The whole equation needs to be flipped on its tail. In my world of having lived in Washington, DC for 16 years and done a lot of work through the federal government, my experience is that government follows, people lead. And that green building, my field, has been a result of consumer demand. It has not been a result of tax credits and rebates and incentives, but people have made the choice that living in a green home makes more sense for their family. As we look at the big picture of energy, our collective energy use, the $700 billion dollars that we export to counties that don’t like us very much, it all comes down to individual decisions. One car at a time, one trip at a time, aggregated into this enormous demand for fossil fuels of all kinds. If we are not taking our American heritage seriously, to “live free or die”, on an individual level, then we will never get to a level, the scale of change that we need to get to. It is up to us to improve the insulation in our homes, put solar on our homes; it is up to us to drive wisely. It is up to us to figure out, from our own lifestyle what makes the most sense, from a personal perspective, what is in it for me, as well as the health of the country’s economy, why should we as a country wean ourselves off of imported oil?

The biggest obstacle for people taking personal responsibility has been that we have grown so entitled as a culture. We have insurance companies that take care of our health so that we don’t have to manage it, We have public agencies that take care of our safety so that we don’t have to be prepared, as people do in many developing counties. People take responsibility for their personal safety and security. We are habitualized to flipping a switch and having something happen, to turning on a faucet and having water come out, so our habits are based on very antiquated policies and pricing structures… water is virtually free in most of America, and so kids never learn the value of water. They turn on the faucet and let it run, we wash dishes and let the faucet run….

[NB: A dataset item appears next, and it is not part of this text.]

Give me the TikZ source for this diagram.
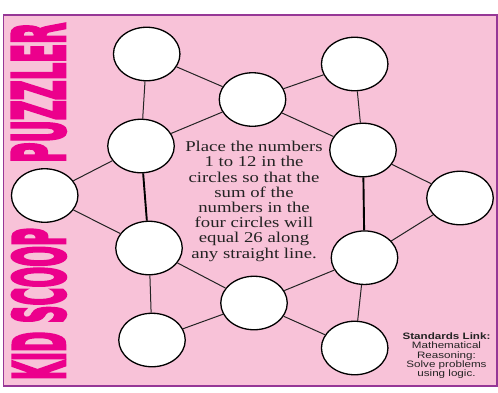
\documentclass[tikz,border=0pt]{standalone}
\usepackage{fontspec}
\usepackage{graphicx}
\setmainfont{Liberation Serif}[FakeStretch=1.25]
\newfontfamily\standardsfont{Liberation Sans}[FakeStretch=1.25]
\newfontfamily\logofont{DejaVu Sans Bold}[FakeBold=5]
\usetikzlibrary{shapes.geometric}
\definecolor{puzzlepink}{RGB}{248,194,216}
\definecolor{framepurple}{RGB}{150,55,150}
\definecolor{logomagenta}{RGB}{236,0,140}
\definecolor{inkgray}{RGB}{35,35,35}
\tikzset{
    spot/.style={ellipse, draw=black, line width=1.3pt, fill=white, minimum width=66.5pt, minimum height=53.5pt, inner sep=0pt},
    link/.style={draw=inkgray, line width=1pt},
    spine/.style={draw=black, line width=1.9pt},
    logo/.style={rotate=90, inner sep=0pt, text=logomagenta},
}

\begin{document}
\begin{tikzpicture}[x=1pt, y=-1pt]
        \useasboundingbox (0,0) rectangle (498,392);
        \draw[framepurple, line width=1.5pt, fill=puzzlepink] (3.3,15) rectangle (497.2,385.8);

        % the twelve circles of the star
        \foreach \name/\x/\y in {A/146.7/54, B/252.5/99.5, C/354.7/64, D/363/150, E/460/198, F/364.5/257.7,
                                 G/354.7/348, H/254/303, I/152/340, J/149/248, K/44.7/195.5, L/141/146}
            \node[spot] (\name) at (\x,\y) {};

        \foreach \from/\to in {A/L, J/I, C/D, F/G, A/B, B/D, D/E, C/B, B/L, L/K, K/J, J/H, H/G, I/H, H/F, F/E}
            \draw[link] (\from) -- (\to);
        \draw[spine] (L) -- (J);
        \draw[spine] (D) -- (F);

        \node[logo] (puzzler) at (38.9,92.7) {\resizebox{140pt}{52.3pt}{\logofont PUZZLER}};
        \node[logo] (kidscoop) at (38.9,304) {\resizebox{152pt}{52.3pt}{\logofont KID SCOOP}};

        \node[text=inkgray, align=center, font=\fontsize{15}{15.2}\selectfont] (rules) at (254,201.4)
            {Place the numbers\\ 1 to 12 in the\\ circles so that the\\ sum of the\\ numbers in the\\ four circles will\\ equal 26 along\\ any straight line.};
        \node[text=inkgray, align=center, font=\standardsfont\fontsize{9.3}{9.1}\selectfont] (standards) at (446.5,355.6)
            {\textbf{Standards Link:}\\ Mathematical\\ Reasoning:\\ Solve problems\\ using logic.};
    \end{tikzpicture}
\end{document}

We live in a magical reality because someone else has figured it out. But in the days of more than abundant water, in the days of more than abundant forests, in the days of cheap energy, we didn’t have to think about these things. We’ve been spoiled for entire generations. I was born in 1950 when television started and we already had switches that controlled everything and faucets that worked all the time. All of my adult life everything has always worked. The wonderful and tragic consequence of that is that we’ve had really good, abundant lives in America. The tragic quality is that it’s been on the backs of the rest of the world. So, as 4% of the world’s population use 25% of the world’s resources. Energy, water, materials. And because you cannot see it from our houses, most Americans are oblivious of that fact but the rest of the world is poignantly aware of it. It makes us the ugly giant in the room. We have to come to terms with ourselves on an individual basis, on a family basis, a community basis and really look at what do we need vs. what do we want.